Until that happy day comes, however, we must depend on education to close the gaps, but there are difficulties. Rather than educate, the sports pages of our daily newspapers obfuscate, regularly employing the sort of shorthand that widens the cultural divide. As a young reporter I was told by a wise editor that the three main rules of journalism were “explain, explain, explain,” but that message never seems to make it to the sports departments. They throw around initials such as NBA and NHL with nary a word of explanation, and just about daily carry entire stories in which the subject sport is never named.
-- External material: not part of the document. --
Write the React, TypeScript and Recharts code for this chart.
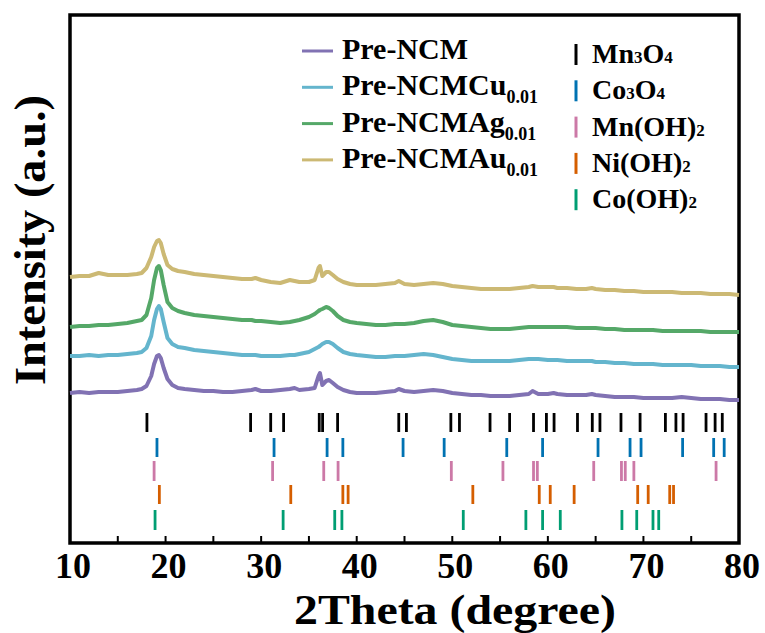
import React from 'react';
import { LineChart, Line, XAxis, YAxis, ReferenceLine, ReferenceArea } from 'recharts';

// 2Theta sample points (degree)
const TWO_THETA = [
  10, 11, 12, 13, 14, 15, 16, 17, 17.5, 18,
  18.5, 18.8, 19.1, 19.3, 19.5, 19.8, 20.2, 20.7, 21.3, 22,
  23, 24, 25, 26, 27, 28, 29, 29.4, 30, 31,
  32, 33, 33.5, 34, 35, 35.6, 36.0, 36.15, 36.4, 36.8,
  37.1, 37.5, 38, 38.6, 39.3, 40, 41, 42, 43, 44,
  44.4, 45, 46, 47, 48, 49, 50, 51, 52, 53,
  54, 55, 56, 57, 58, 58.4, 59, 60, 60.6, 61,
  62, 63, 64, 64.6, 65, 66, 67, 68, 69, 70,
  71, 72, 73, 74, 75, 76, 77, 78, 79, 80,
];

// intensities (a.u., offset stacked)
const PRE_NCM = [
  150, 151, 150, 151, 151, 151, 152, 153, 154, 157,
  167, 179, 187, 188, 185, 175, 164, 158, 155, 154,
  153, 152, 152, 151, 151, 152, 153, 154, 152, 152,
  153, 154, 155, 153, 154, 155, 167, 170, 158, 162,
  163, 160, 156, 153, 151, 150, 150, 150, 151, 152,
  154, 152, 151, 152, 153, 152, 150, 149, 148, 148,
  147, 147, 147, 148, 149, 152, 149, 149, 150, 149,
  148, 148, 148, 149, 148, 147, 146, 146, 146, 145,
  145, 145, 145, 146, 145, 144, 144, 144, 143, 143,
];
const PRE_NCM_CU = [
  187, 187, 188, 187, 188, 188, 189, 190, 191, 195,
  207, 223, 234, 237, 234, 221, 205, 199, 196, 195,
  193, 192, 191, 190, 189, 188, 188, 188, 187, 187,
  187, 188, 188, 189, 191, 194, 196, 197, 199, 201,
  201, 199, 195, 191, 189, 188, 187, 186, 186, 187,
  187, 187, 188, 189, 188, 186, 184, 183, 182, 182,
  182, 182, 182, 183, 184, 184, 184, 183, 183, 183,
  182, 182, 182, 182, 181, 181, 180, 180, 179, 179,
  179, 178, 178, 178, 178, 177, 177, 177, 176, 176,
];
const PRE_NCM_AG = [
  216, 217, 217, 218, 218, 219, 220, 222, 223, 228,
  245, 263, 275, 277, 273, 258, 241, 235, 232, 230,
  228, 227, 226, 225, 224, 223, 223, 222, 222, 221,
  220, 221, 222, 223, 226, 229, 232, 233, 234, 236,
  235, 232, 227, 223, 221, 220, 219, 218, 218, 219,
  219, 219, 220, 222, 223, 221, 218, 217, 216, 215,
  214, 214, 214, 215, 216, 216, 216, 216, 216, 216,
  216, 215, 215, 215, 215, 214, 214, 213, 213, 213,
  213, 212, 212, 212, 212, 212, 211, 211, 211, 211,
];
const PRE_NCM_AU = [
  266, 267, 267, 270, 268, 268, 268, 269, 270, 275,
  286, 296, 302, 303, 300, 289, 278, 274, 272, 271,
  269, 268, 267, 266, 265, 264, 264, 265, 263, 261,
  260, 263, 262, 261, 261, 263, 275, 277, 267, 271,
  271, 268, 264, 261, 259, 258, 258, 258, 259, 260,
  262, 259, 258, 259, 260, 259, 257, 256, 255, 254,
  254, 254, 254, 255, 256, 257, 256, 256, 256, 255,
  255, 254, 254, 255, 254, 253, 253, 252, 252, 251,
  251, 251, 251, 250, 250, 250, 249, 249, 249, 248,
];

// standard reference peaks (2Theta)
const MN3O4 = [18.05, 28.9, 31.0, 32.35, 36.08, 36.43, 38.0, 44.4, 45.2, 49.85, 50.75, 53.95, 56.0, 58.5, 59.85, 60.65, 63.1, 64.65, 65.45, 67.65, 69.65, 72.3, 73.4, 74.15, 76.55, 77.5, 78.25];
const CO3O4 = [19.1, 31.35, 36.9, 38.55, 44.85, 49.15, 55.7, 59.45, 65.25, 68.6, 69.75, 74.1, 77.35, 78.45];
const MN_OH2 = [18.8, 31.2, 36.55, 38.05, 49.9, 55.3, 58.5, 58.9, 64.8, 67.7, 68.1, 69.0, 77.6];
const NI_OH2 = [19.35, 33.1, 38.55, 39.1, 52.15, 59.1, 60.25, 62.75, 69.4, 70.5, 72.75, 73.15];
const CO_OH2 = [18.9, 32.3, 37.7, 38.45, 51.15, 57.7, 59.45, 61.3, 67.75, 69.3, 71.0, 71.6];

const X_TICKS = [10, 15, 20, 25, 30, 35, 40, 45, 50, 55, 60, 65, 70, 75, 80];

const SERIES = [
  { key: 'ncm', name: 'Pre-NCM', sub: '', color: '#8172B3' },
  { key: 'cu', name: 'Pre-NCMCu', sub: '0.01', color: '#64B5CD' },
  { key: 'ag', name: 'Pre-NCMAg', sub: '0.01', color: '#55A868' },
  { key: 'au', name: 'Pre-NCMAu', sub: '0.01', color: '#CCB974' },
];

// label parts ([text, isSmall]), color, peaks, stick range
const PHASES = [
  { parts: [['Mn', 0], ['3', 1], ['O', 0], ['4', 1]], color: '#000000', peaks: MN3O4, lo: 111, hi: 130 },
  { parts: [['Co', 0], ['3', 1], ['O', 0], ['4', 1]], color: '#0072B2', peaks: CO3O4, lo: 86, hi: 105 },
  { parts: [['Mn(OH)', 0], ['2', 1]], color: '#CC79A7', peaks: MN_OH2, lo: 62, hi: 82 },
  { parts: [['Ni(OH)', 0], ['2', 1]], color: '#D55E00', peaks: NI_OH2, lo: 39, hi: 58 },
  { parts: [['Co(OH)', 0], ['2', 1]], color: '#009E73', peaks: CO_OH2, lo: 13, hi: 33 },
];

const FONT = '"Liberation Serif", "Times New Roman", Times, serif';

const data = TWO_THETA.map((t, i) => ({
  t,
  ncm: PRE_NCM[i],
  cu: PRE_NCM_CU[i],
  ag: PRE_NCM_AG[i],
  au: PRE_NCM_AU[i],
}));

const XTick = (props: any) => {
  const { x, y, payload } = props;
  const v = payload.value;
  return (
    <g>
      <line x1={x} x2={x} y1={y - 1} y2={y - 7} stroke="#000" strokeWidth={2} />
      {v % 10 === 0 && (
        <text x={x + 3} y={y + 35} textAnchor="middle" fontFamily={FONT} fontWeight="bold" fontSize={36} fill="#000">
          {v}
        </text>
      )}
    </g>
  );
};

export default function App() {
  return (
    <div style={{ position: 'absolute', left: 0, top: 0, width: 765, height: 633, background: '#fff' }}>
      <LineChart width={765} height={633} data={data} margin={{ top: 15, right: 26, bottom: 60, left: 70 }}>
        <XAxis
          dataKey="t"
          type="number"
          domain={[10, 80]}
          ticks={X_TICKS}
          tickSize={0}
          tickMargin={0}
          tickLine={false}
          axisLine={false}
          height={30}
          tick={<XTick />}
          interval={0}
        />
        <YAxis hide type="number" domain={[0, 528]} />
        {PHASES.map((p) =>
          p.peaks.map((v, i) => (
            <ReferenceLine
              key={p.color + i}
              segment={[{ x: v, y: p.lo }, { x: v, y: p.hi }]}
              stroke={p.color}
              strokeWidth={2.8}
            />
          ))
        )}
        {SERIES.map((s) => (
          <Line
            key={s.key}
            dataKey={s.key}
            type="linear"
            stroke={s.color}
            strokeWidth={4}
            strokeLinejoin="round"
            dot={false}
            isAnimationActive={false}
          />
        ))}
        <ReferenceArea x1={10} x2={80} y1={0} y2={528} fill="none" stroke="#000" strokeWidth={3.5} ifOverflow="visible" />
      </LineChart>
      <svg
        width={765}
        height={633}
        style={{ position: 'absolute', left: 0, top: 0, pointerEvents: 'none' }}
        fontFamily={FONT}
        fontWeight="bold"
      >
        <text x={455} y={624} textAnchor="middle" fontSize={42} fill="#000" textLength={322} lengthAdjust="spacingAndGlyphs">
          2Theta (degree)
        </text>
        <text
          x={45}
          y={240}
          transform="rotate(-90 45 240)"
          textAnchor="middle"
          fontSize={44}
          fill="#000"
          textLength={290}
          lengthAdjust="spacingAndGlyphs"
        >
          Intensity (a.u.)
        </text>
        {SERIES.map((s, i) => {
          const by = 59 + i * 36.3;
          return (
            <g key={s.key}>
              <line x1={302} x2={333} y1={by - 8} y2={by - 8} stroke={s.color} strokeWidth={3} />
              <text x={342} y={by} fontSize={30} fill="#000">
                {s.name}
                {s.sub && (
                  <tspan fontSize={18} dy={8}>
                    {s.sub}
                  </tspan>
                )}
              </text>
            </g>
          );
        })}
        {PHASES.map((p, i) => {
          const by = 63 + i * 36.3;
          return (
            <g key={p.color}>
              <line x1={576} x2={576} y1={by - 19} y2={by + 2} stroke={p.color} strokeWidth={3} />
              <text x={592} y={by} fontSize={28} fill="#000">
                {p.parts.map(([txt, small], j) => (
                  <tspan key={j} fontSize={small ? 17 : 28}>
                    {txt}
                  </tspan>
                ))}
              </text>
            </g>
          );
        })}
      </svg>
    </div>
  );
}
Like most fans I ignored that last thing until a jarring experience set me straight. It came during a long-ago trip to England, where I made my way through a lengthy, jargon-filled sports-page piece without ever discovering what sport it was about. (It was cricket, I later learned.) Then and there I resolved never to write a sports story without naming the sport early on. One of my proudest boasts is that I’ve stuck to that pledge.

So call a nonfan to read this over your shoulder—he or she will learn something. NBA stands for National Basketball Association and NHL for National Hockey League. That’s important to know even if candor requires me to point out that both titles are misnomers because the entities really are international, encompassing teams from both the U.S. and Canada.
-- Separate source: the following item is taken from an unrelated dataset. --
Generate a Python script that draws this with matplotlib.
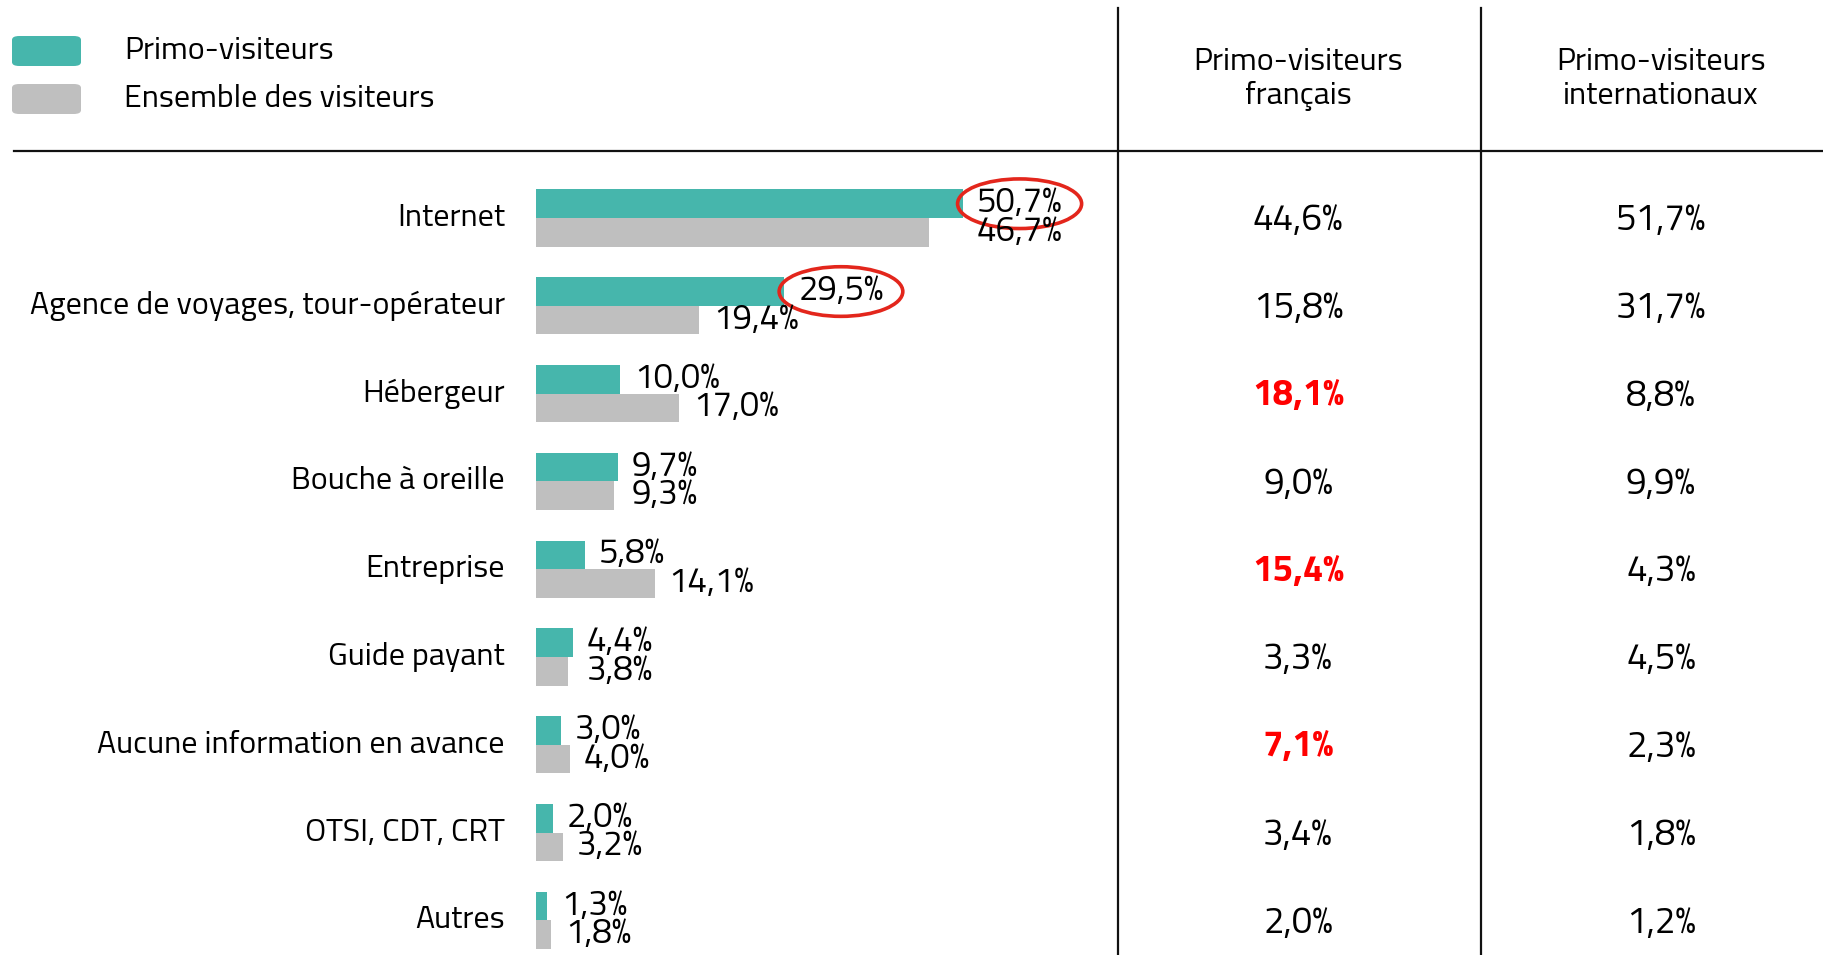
import matplotlib
matplotlib.use("Agg")
import matplotlib.pyplot as plt
from matplotlib.patches import FancyBboxPatch
from matplotlib.transforms import blended_transform_factory

plt.rcParams['font.family'] = ['Titillium Web', 'DejaVu Sans']

# Data
categories = ["Internet", "Agence de voyages, tour-opérateur", "Hébergeur",
              "Bouche à oreille", "Entreprise", "Guide payant",
              "Aucune information en avance", "OTSI, CDT, CRT", "Autres"]
primo = [50.7, 29.5, 10.0, 9.7, 5.8, 4.4, 3.0, 2.0, 1.3]
ensemble = [46.7, 19.4, 17.0, 9.3, 14.1, 3.8, 4.0, 3.2, 1.8]
primo_fr = [44.6, 15.8, 18.1, 9.0, 15.4, 3.3, 7.1, 3.4, 2.0]
primo_intl = [51.7, 31.7, 8.8, 9.9, 4.3, 4.5, 2.3, 1.8, 1.2]
fr_highlight = ["Hébergeur", "Entreprise", "Aucune information en avance"]
circled = ["Internet", "Agence de voyages, tour-opérateur"]

legend_labels = ["Primo-visiteurs", "Ensemble des visiteurs"]
col_headers = ["Primo-visiteurs\nfrançais", "Primo-visiteurs\ninternationaux"]

TEAL = "#46B6AC"
GREY = "#BFBFBF"
RED = "#E3261C"
W, H = 1824, 955
FS = 23          # words
FS_BAR = 25      # bar value labels
FS_TAB = 26.5    # table values


def pct(v):
    return f"{v:.1f}".replace(".", ",") + "%"


fig = plt.figure(figsize=(W / 100, H / 100), dpi=100)

# bar area: from bar origin to first table column line, below header rule
x0, x1, ytop = 536, 1118, 151
ax = fig.add_axes([x0 / W, 0, (x1 - x0) / W, (H - ytop) / H])
row_px, first_px = 87.8, 218
ax.set_xlim(0, (x1 - x0) / 8.42)
ax.set_ylim((H - first_px) / row_px, (ytop - first_px) / row_px)
ax.axis("off")

bh = 0.325
ys = list(range(len(categories)))
ax.barh([y - bh / 2 for y in ys], primo, height=bh, color=TEAL)
ax.barh([y + bh / 2 for y in ys], ensemble, height=bh, color=GREY)

for y, cat, p, e in zip(ys, categories, primo, ensemble):
    bbox = None
    if cat in circled:
        bbox = dict(boxstyle="ellipse,pad=0.03", fc="none", ec=RED, lw=2.6)
    ax.annotate(pct(p), xy=(p, y - bh / 2), xytext=(10, 0),
                textcoords="offset points", va="center", ha="left",
                fontsize=FS_BAR, bbox=bbox)
    # grey label sits under the teal one when the bars are close
    ex = p if 0 < p - e <= 4 else e
    ax.annotate(pct(e), xy=(ex, y + bh / 2), xytext=(10, 0),
                textcoords="offset points", va="center", ha="left",
                fontsize=FS_BAR)

# category labels and table columns share the bar rows
tr = blended_transform_factory(fig.transFigure, ax.transData)
for y, cat, f, i in zip(ys, categories, primo_fr, primo_intl):
    ax.text(505 / W, y, cat, transform=tr, ha="right", va="center",
            fontsize=FS)
    red = cat in fr_highlight
    ax.text(1298 / W, y + 0.03, pct(f), transform=tr, ha="center", va="center",
            fontsize=FS_TAB, color="#FF0000" if red else "black",
            fontweight="bold" if red else "normal")
    ax.text(1661 / W, y + 0.03, pct(i), transform=tr, ha="center", va="center",
            fontsize=FS_TAB)

# header: legend, column titles, rules
for k, (lab, col) in enumerate(zip(legend_labels, [TEAL, GREY])):
    yc = 51 + 48 * k
    fig.patches.append(FancyBboxPatch((12 / W, 1 - (yc + 15) / H), 69 / W, 30 / H,
                                      boxstyle="round,pad=0,rounding_size=0.004",
                                      transform=fig.transFigure, fc=col, ec="none"))
    fig.text(124 / W, 1 - yc / H, lab, ha="left", va="center", fontsize=FS)

for xc, head in zip([1298, 1661], col_headers):
    fig.text(xc / W, 1 - 79 / H, head, ha="center", va="center",
             fontsize=FS, linespacing=1.2)

fig.add_artist(plt.Line2D([14 / W, 1], [1 - ytop / H] * 2, color="#111", lw=1.6))
for xv in [1118, 1481]:
    fig.add_artist(plt.Line2D([xv / W] * 2, [0, 1 - 8 / H], color="#111", lw=1.6))

fig.savefig("out.png", dpi=100)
Obversely, our annual baseball championship is grandly called the World Series even though only U.S. teams (and one from Toronto) are eligible to participate. Since 2006 there has been a real world series, called the World Baseball Classic, involving national all-star teams from many countries. It’s been contested twice (in 2006 and 2009), with Japan winning both times. That the U.S. never has finished higher than fourth in the event is something our Major League would prefer to ignore.

Now let’s move on to decoding things that sports figures say; like the writers who describe their deeds, they have a language all their own. The main places to hear it are the ESPN television stations. Without a glossary the talk they broadcast is meaningless.

For example, when a player says he is “struggling” it means he is failing; a baseball player who confesses to “struggling at the plate” means that he couldn’t get a hit if the pitcher handed him the ball. The reasons usually given for such struggles are called “distractions.” These can be anything that might keep an athlete’s mind from his on-field duties, from a hangnail to a pending rape trial.

When a player signs a multi-year, multi-multi-million-dollar contract, he typically expresses his satisfaction by saying that the vast sum finally will enable him to “take care” of his family, even though it guarantees than even with moderate overspending none of his descendants for many generations will have to work. The flip side of that line is a team owner saying he won’t meet the market price for a desirable player because he needs to maintain his team’s “salary structure.” That means that if he pays one guy what’s he’s worth his other employees also might demand similar treatment.

“All I really want is a ring” is another thing an athlete says after he’s signed a huge contract. Members of championship teams usually receive rings, which have come to emblemize unselfish achievement.

But when his contract offers an “out,” whether or not a ring has been attained, this same fella is as likely as not to ditch his team for one that offers him more money. Why would he do such a thing? BECAUSE HE HAS TO TAKE CARE OF HIS FAMILY.

See how easy it is once you get the hang of it?